Whether you have gifts to buy for an artist friend or are trying to stretch your own art supply budget there are great in-studio palettes to be found wherever discount china is sold.
On a recent trip to the World Market I found the above dishes. I have found similar dishes at Target, Pier One Imports, and similar stores. Go where the stores carry open stock. Look for plates with smooth glazed surfaces (so they won't absorb your paint). I get white, unpatterned dishes because they give me the maximum mixing space without any "visual interference" for when I'm blending colors.
I use these plates in the studio for my palettes all the time. You can see an example of an in-use palette here. It's the oblong sister to the square palette at the center of the above photo.
I use the smaller dishes (which have a slight depression) for mixing a large wash of a certain color that I might want to save over the course of a painting. If I want to keep the moisture content of the paint high when I stop for the day I will place the small dishes is a long, flat Rubbermaid™ container into which I've also placed a small square of folded wet paper towel (just in one of the corners). When I open the container the next morning the paints are still close to the same consistency and I start painting right away—the moist paper towel keeps moisture in the closed box and keeps the paint fresh.
Important Caveat Placed in the Middle of the Post so You Don't Miss It:
NEVER, EVER, use a plate that has been in contact with paint for food, even if you wash it. Glazes are porus, even if they don't look like it. Keep your dishes segregated. I don't even put my palette dishes anywhere in the kitchen, and never in the dishwasher.
I have found sushi dishes that are long with 3 sections. These are great for keeping my colors organized, reds, blues, yellows. I then use a larger plate for actually mixing colors.
I haven't used the "ying-yang" plates at the bottom right yet but they are a great configuration for monochromatic palettes. (Downside: they don't stack well—always check that if it matters to you.)

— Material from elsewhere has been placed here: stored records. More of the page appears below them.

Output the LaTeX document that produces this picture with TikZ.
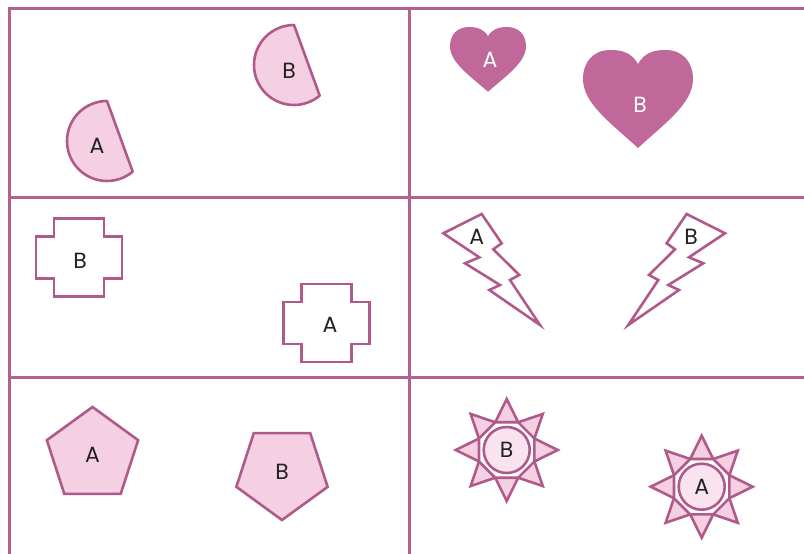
\documentclass[tikz,border=0pt]{standalone}
\usepackage{fontspec}
\setmainfont{Poppins}
\usepackage{tikz}
\usetikzlibrary{shapes.geometric}
\usepackage{xcolor}
\definecolor{gridline}{HTML}{B3628F}
\definecolor{shapeline}{HTML}{B05A8B}
\definecolor{heartfill}{HTML}{C0689A}
\definecolor{softpink}{HTML}{F5D0E3}
\definecolor{palepink}{HTML}{F9E3EE}
\definecolor{labeltext}{HTML}{222222}

\tikzset{
  heart/.pic={
    \fill[heartfill] (0,0.25) .. controls (-0.12,0.04) and (-0.3,0) .. (-0.5,0)
      .. controls (-0.82,0) and (-1,0.22) .. (-1,0.52)
      .. controls (-1,0.95) and (-0.5,1.3) .. (0,1.75)
      .. controls (0.5,1.3) and (1,0.95) .. (1,0.52)
      .. controls (1,0.22) and (0.82,0) .. (0.5,0)
      .. controls (0.3,0) and (0.12,0.04) .. (0,0.25) -- cycle;
  }
}

\begin{document}
\begin{tikzpicture}[x=1pt, y=-1pt,
      every node/.style={font=\fontsize{22}{24}\selectfont, text=labeltext, inner sep=0pt},
      outline/.style={draw=shapeline, line width=2.6pt, line join=round},
      gridrule/.style={draw=gridline, line width=3pt}
    ]
      \useasboundingbox (0,0) rectangle (804,554);

      % Grid
      \draw[gridrule] (804,8) -- (9,8) -- (9,554);
      \draw[gridrule] (409,8) -- (409,554);
      \foreach \gy in {197,377} \draw[gridrule] (9,\gy) -- (804,\gy);

      % Half discs
      \foreach \nm/\cx/\cy/\lx/\ly in {A/107/141/97/146, B/294/65/289/71}{
        \draw[outline, fill=softpink] (\cx,\cy) ++(-90:40)
          arc[start angle=-90, end angle=-310, radius=40] -- cycle;
        \node (disc\nm) at (\lx,\ly) {\nm};
      }

      % Hearts
      \pic[xscale=38, yscale=37] at (488,27) {heart};
      \pic[xscale=55, yscale=56] at (638,50) {heart};
      \node[text=white] (heartA) at (490,60) {A};
      \node[text=white] (heartB) at (640,105) {B};

      % Crosses
      \foreach \nm/\cx/\cy/\lx/\ly in {B/79/257.5/80/261, A/326.5/323/330/325}{
        \draw[outline, line join=miter, fill=white, shift={(\cx,\cy)}]
          (-25,-39) -- (25,-39) -- (25,-21) -- (43,-21) -- (43,21) -- (25,21)
          -- (25,39) -- (-25,39) -- (-25,21) -- (-43,21) -- (-43,-21) -- (-25,-21) -- cycle;
        \node (cross\nm) at (\lx,\ly) {\nm};
      }

      % Bolts
      \foreach \flip/\shx in {1/0, -1/1168.3}{
        \draw[outline, line join=miter, fill=white, shift={(\shx,0)}, xscale=\flip]
          (481.7,214) -- (501.7,243.3) -- (493.3,249.3) -- (519.3,275) -- (510,280)
          -- (540,325) -- (489.3,290) -- (500,285) -- (465,263.3) -- (479.3,257.3)
          -- (443.3,233.3) -- cycle;
      }
      \node (boltA) at (476.7,237) {A};
      \node (boltB) at (691,237) {B};

      % Pentagons
      \node[outline, line join=miter, fill=softpink, regular polygon, regular polygon sides=5,
            minimum size=96pt] (pentA) at (92.5,455) {A};
      \node[outline, line join=miter, fill=softpink, regular polygon, regular polygon sides=5,
            shape border rotate=180, minimum size=96pt] (pentB) at (282,472) {B};

      % Suns
      \foreach \nm/\cx/\cy in {B/506.7/450, A/701.7/486.7}{
        \node[outline, line join=miter, fill=softpink, star, star points=8,
              star point ratio=1.7, minimum size=102pt] (star\nm) at (\cx,\cy) {};
        \node[outline, fill=white, regular polygon, regular polygon sides=8,
              minimum size=60pt] (ring\nm) at (\cx,\cy) {};
        \node[outline, fill=palepink, circle, minimum size=46pt] (sun\nm) at (\cx,\cy) {\nm};
      }
    \end{tikzpicture}
\end{document}
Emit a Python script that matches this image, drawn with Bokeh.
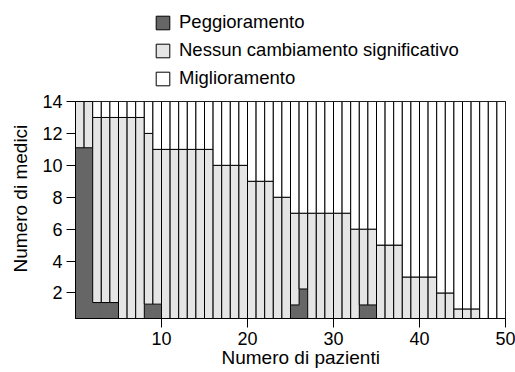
from bokeh.plotting import figure
from bokeh.layouts import column
from bokeh.models import Range1d, Legend, LegendItem, FixedTicker, Title, ColumnDataSource
from bokeh.embed import file_html
from bokeh.resources import INLINE

# Data
pazienti = list(range(1, 51))
peggioramento = [11.1, 11.1, 1.4, 1.4, 1.4, 0, 0, 0, 1.3, 1.3,
                 0, 0, 0, 0, 0, 0, 0, 0, 0, 0,
                 0, 0, 0, 0, 0, 1.25, 2.25, 0, 0, 0,
                 0, 0, 0, 1.25, 1.25, 0, 0, 0, 0, 0,
                 0, 0, 0, 0, 0, 0, 0, 0, 0, 0]
nessun_cambiamento = [2.9, 2.9, 11.6, 11.6, 11.6, 13, 13, 13, 10.7, 9.7,
                      11, 11, 11, 11, 11, 11, 10, 10, 10, 10,
                      9, 9, 9, 8, 8, 5.75, 4.75, 7, 7, 7,
                      7, 7, 6, 4.75, 4.75, 5, 5, 5, 3, 3,
                      3, 3, 2, 2, 1, 1, 1, 0, 0, 0]
miglioramento = [0, 0, 1, 1, 1, 1, 1, 1, 2, 3,
                 3, 3, 3, 3, 3, 3, 4, 4, 4, 4,
                 5, 5, 5, 6, 6, 7, 7, 7, 7, 7,
                 7, 8, 8, 8, 8, 9, 9, 9, 11, 11,
                 11, 11, 12, 12, 13, 13, 13, 14, 14, 14]
x_ticks = [10, 20, 30, 40, 50]
y_ticks = [2, 4, 6, 8, 10, 12, 14]
labels = ["Peggioramento", "Nessun cambiamento significativo", "Miglioramento"]
series = ["pegg", "ness", "migl"]
colors = ["#666666", "#e5e5e5", "#ffffff"]

FONT = "Liberation Sans"
FS_TICK = "18px"
FS_LEG = "18.5px"
FS_LAB = "19px"

W = 515
H_TOP = 92
H_MAIN = 372 - H_TOP

x = [v - 0.5 for v in pazienti]
data = dict(x=x, pegg=peggioramento, ness=nessun_cambiamento, migl=miglioramento)

# ---- legend strip (its bars are out of its visible range; only the legend shows) ----
top = figure(width=W, height=H_TOP, x_range=Range1d(0, 50), y_range=Range1d(100, 101),
             output_backend="svg", toolbar_location=None,
             x_axis_type=None, y_axis_type=None,
             min_border_left=75, min_border_right=10, min_border_top=0, min_border_bottom=0)
top.grid.visible = False
top.outline_line_color = None
top_src = ColumnDataSource(data)
proxies = [top.vbar(x="x", top=s, width=1, source=top_src, fill_color=c,
                    line_color="black", line_width=1)
           for s, c in zip(series, colors)]
legend = Legend(items=[LegendItem(label=l, renderers=[r]) for l, r in zip(labels, proxies)],
                orientation="vertical", location=(79, 3), margin=0, padding=0,
                spacing=6, label_height=21, glyph_height=17, glyph_width=17,
                label_standoff=8, label_text_font=FONT, label_text_font_size=FS_LEG,
                label_text_color="black", border_line_color=None, background_fill_alpha=0)
top.add_layout(legend, "center")

# ---- main chart ----
p = figure(width=W, height=H_MAIN, x_range=Range1d(0, 50), y_range=Range1d(0.4, 14),
           output_backend="svg", toolbar_location=None,
           min_border_left=75, min_border_right=10, min_border_top=9, min_border_bottom=54)

p.vbar_stack(series, x="x", width=1, source=ColumnDataSource(data),
             fill_color=colors,
             line_color=[colors[0], "black", "black"], line_width=1)

p.grid.visible = False
p.outline_line_color = "black"
p.outline_line_alpha = 1

for ax in (p.xaxis[0], p.yaxis[0]):
    ax.major_tick_out = 9
    ax.major_tick_in = 0
    ax.minor_tick_line_color = None
    ax.axis_line_color = "black"
    ax.major_tick_line_color = "black"
    ax.major_label_text_font = FONT
    ax.major_label_text_font_size = FS_TICK
    ax.major_label_text_color = "black"
    ax.major_label_standoff = 4

p.xaxis[0].ticker = FixedTicker(ticks=x_ticks)
p.yaxis[0].ticker = FixedTicker(ticks=y_ticks)

ylab = Title(text="Numero di medici", align="left", offset=46, standoff=14,
             vertical_align="top",
             text_font=FONT, text_font_size=FS_LAB, text_font_style="normal", text_color="black")
p.add_layout(ylab, "left")
xlab = Title(text="Numero di pazienti", align="left", offset=146, standoff=-6,
             text_font=FONT, text_font_size=FS_LAB, text_font_style="normal", text_color="black")
p.add_layout(xlab, "below")

open("out.html", "w").write(file_html(column(top, p, spacing=0), INLINE))
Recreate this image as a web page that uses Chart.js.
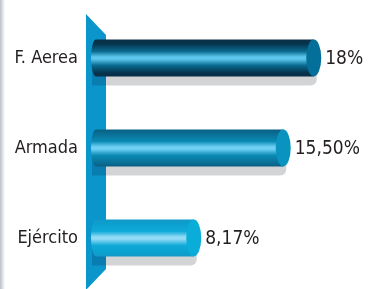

The best thing about all of these plates—they were inexpensive. I think the large square one was about 3 dollars. The small dishes were only 99 cents each.
I have a stack of similar plates in the bathroom (on a rack where I keep such things). So there is always a fresh plate to start a new palette.
People at my November 26, 2012 gouache demo saw both a used square palette, and a fresh rectangular palette that I laid out just for the demo. If I'm going to use a lot of colors I will put my colors out along the edges of the plate in a color wheel formation. If I am working with a limited palette I will just put out a couple colors. Over time additional colors added may get a bit jumbled so it's good to keep the color wheel in mind even then (though I admit that I don't).
For people just starting with gouache I would recommend that you keep your whites on a separate plate. When and if you put them on the main plate I recommend that you place them apart from each other to keep them straight. I keep titanium white at the top of my plate (defined by how I usually work with my color wheel) and the zinc white goes at the bottom (so it's alphabetical for the whites). You can of course tell them apart by look, but sometimes I'm painting in rather poor lighting conditions and if they were closer together I might inadvertently pick the wrong one. It's just been easier for me to have a habit.
Stephen Quiller recommends using titanium white in his books and places two blobs of that white on his palette. One blob is on the cool side of the palette, the other is on the warm side. He then only mixes his cool colors with the blob on that half of the palette and vice versa. I think this is a great way to keep from inadvertently contaminating your cool and warm pigments. (I use only one blob of any white I'm using and tend to pull from one side or the other of that blob, and ultimately live with some contamination or put out new white blobs in a new place on the palette.)
I am a bit of a klutz yet I can say that in 20 years of using ceramic plates for in-studio palettes (before that I used plastic palettes divided into wells, with covers that never sealed properly) I have never broken a palette. If I were to, however, it would be a quick clean up, and an inexpensive loss.
I have also found that using palettes like these plates takes up less workspace on my drawing board or desk than the large plastic palettes I once used. The mixing areas of these china plate palettes are easier to clean. Ultimately I find that I I have wasted less paint, so not only are these plates inexpensive but over time they provide additional savings I can put back into purchasing more paint.
The one disadvantage to these palettes is that they are not useful for field work, only studio painting sessions. But that doesn't bother me a bit. I love my portable travel palettes.
Advantages To Using Inexpensive China Plates as Paint Palettes for Gouache and Watercolor Summed Up:
1. Inexpensive, readily available, many sizes and configurations to suit your needs. (That's really 3 reasons in one.)
2. Easily replaceable if broken.
3. Easy to clean (whether it is just a quick clearing of some of the washes that have pooled on the plate or you want to start over and clean the plate completely). (Plastic palettes get scratched easily and take on stains from the pigments, potentially making it more difficult for you to judge your color mix.)
4. Plates like this for are also useful palettes for fluid acrylics. Some plates (if there are some imperfections) can be more difficult to clean, but typically the dried paint scrapes off easily. (For tube acrylics I use a Masterson Sta-Wet Palette.)